Maro A. Goldstone et al., Appellants,
v
Gracie Terrace Apartment Corporation, Respondent.

—[*1] Duane Morris LLP, New York (Thomas R. Newman of counsel), for appellants.

Law Office of Charles X. Connick, PLLC, Mineola (Charles X. Connick of counsel), for respondent.

Order, Supreme Court, New York County (Debra A. James, J.), entered January 20, 2010, which denied plaintiffs' motion for partial summary judgment on the first, second, third, sixth and eighth causes of action, unanimously modified, on the law, to grant summary judgment on the first cause of action declaring that plaintiff Goldstone "is entitled to a 100% abatement of her maintenance/rent from August 16, 2003 until [her unit] is restored to a habitable condition, and a credit for the rent or maintenance she paid for the period August 16-September 30, 2003," and otherwise affirmed, without costs.

The motion court properly denied plaintiffs' motion for partial summary judgment on their causes of action for breach of warranty of habitability (second), breach of the covenant of quiet enjoyment (third), eviction (sixth), and negligence under the theory of res ipsa loquitur (eighth). The record presents triable issues of fact as to defendant cooperative's liability for causing the damage to plaintiffs' apartment and for failing to make the required repairs in a timely manner (see e.g. Granirer v Bakery, Inc., 54 AD3d 269 [2008]; Jackson v Westminster House Owners Inc., 24 AD3d 249 [2005], lv denied 7 NY3d 704 [2006]; Barash v Pennsylvania Term. Real Estate Corp., 26 NY2d 77, 82-83 [1970]).

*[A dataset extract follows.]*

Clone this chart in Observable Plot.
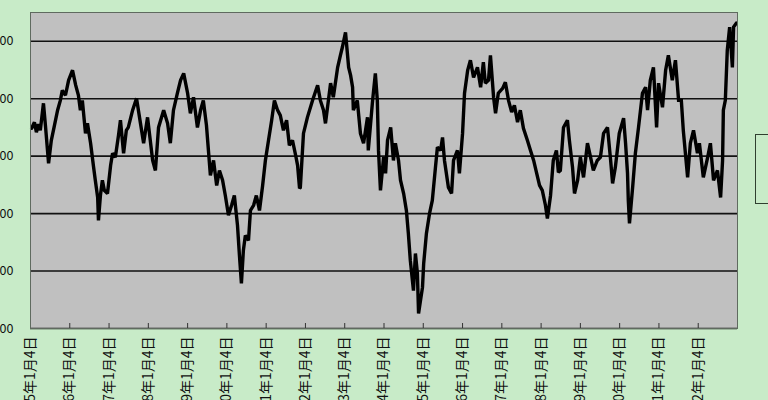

However, the evidence is clear that the apartment in its present condition cannot be safely inhabited, and thus, plaintiff Goldstone is entitled to a 100% abatement of her maintenance, as authorized by the proprietary lease (see Granirer, 54 AD3d at 270). We reject the argument that plaintiffs' acceptance of advance payments from defendant's insurer, which they applied to their alternate living expenses, constituted an election of remedies which waived their entitlement to this abatement. There is no evidence of such an election, particularly since plaintiffs have agreed to deduct the amount of all such advance payments from their eventual recovery from that insurer (see Prudential Oil Corp. v Phillips Petroleum Co., 418 F Supp 254, 257 [1975]; cf. Frame v Horizons Wine & Cheese, 95 AD2d 514, 519 [1983]). [*2]

We have considered plaintiffs' remaining contentions and find them unavailing. Concur—Tom, J.P., Sweeny, Moskowitz, DeGrasse and Manzanet-Daniels, JJ. [Prior Case History: 2010 NY Slip Op 30106(U).]